Movie review
With “Guillermo del Toro’s Pinocchio,” we are warned right from the title that this is no merry, bright-colored fairy tale of a boy made from wood. The filmmaker behind “Pan’s Labyrinth,” “Crimson Peak” and “Nightmare Alley,” to name just a few, has a fascination with shadows and elegant grotesquerie, and his stop-motion animation “Pinocchio” is wrapped in grief — an old man, desperate to re-create his dead son, creates a Frankenpuppet — and set during a dark period of history: Italy, during Mussolini’s fascist regime. It’s an artful, moving and often beautiful film, but be careful about showing it to young children; nightmares could ensue. (It haunted me, and I’m quite grown.)

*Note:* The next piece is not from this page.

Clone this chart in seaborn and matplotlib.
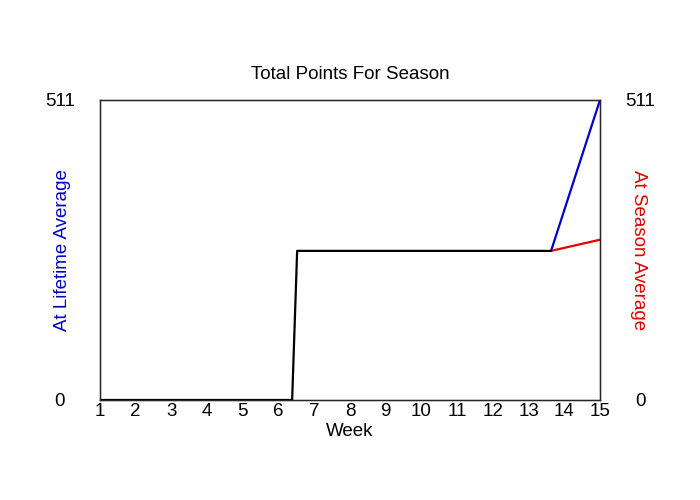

Co-directed by del Toro and stop-motion animal wizard Mark Gustafson (whose credits include animation director for “The Fantastic Mr. Fox”), and made in association with The Jim Henson Co., this “Pinocchio” begins and ends at a graveyard. The woodcarver Geppetto (gently voiced by David Bradley, who might be recognized by some sharp listeners as Argus Filch from the “Harry Potter” movies) is grieving the loss of his beloved son Carlo, who we see in happy flashbacks. “It was as if Carlo had taken the old man’s life with him,” a reflective cricket narrator (Ewan McGregor) tells us.
In a drunken late-night stupor, Geppetto makes a puppet that looks like his lost boy; after a bit of magic crafted while the old man sleeps off his binge, this spindly legged creature is dancing wildly around the room. He’s not a sweet boy like Carlo, but an untamed spirit who doesn’t want to obey, and Geppetto doesn’t know what to make of him. Fascist Italy, we quickly see, is not the place for a wanton tree-child who says whatever pops into his head, and soon we’re seeing Hitler salutes, the Nazi youth corps, a nightmarish carnival in which Pinocchio performs and the swirling, fetid bile of a whale’s stomach, from which a harrowing escape must take place.
All of this is rendered with dark perfection and careful attention to detail: the grime under Geppetto’s fingernails and the gray-spaghetti disorder of his hair; the delicate dance performed by dry autumn leaves in the breeze; the almost frightening spidery, uncontrolled quality of Pinocchio’s legs and the eerie nothingness of his smile; the perfectly dappled sea. (What feels less perfect are the handful of songs; though this is technically a musical, they don’t really register.) Ultimately, this “Pinocchio” is a reflection on loss, on fear, on how things end, told with wistful resignation. “Why do they like him and not me?” asks Pinocchio, pointing to a figure of Jesus on the cross in a church; he sees in the statue just another wooden boy. Replies Geppetto, “People are sometimes afraid of things they don’t know.”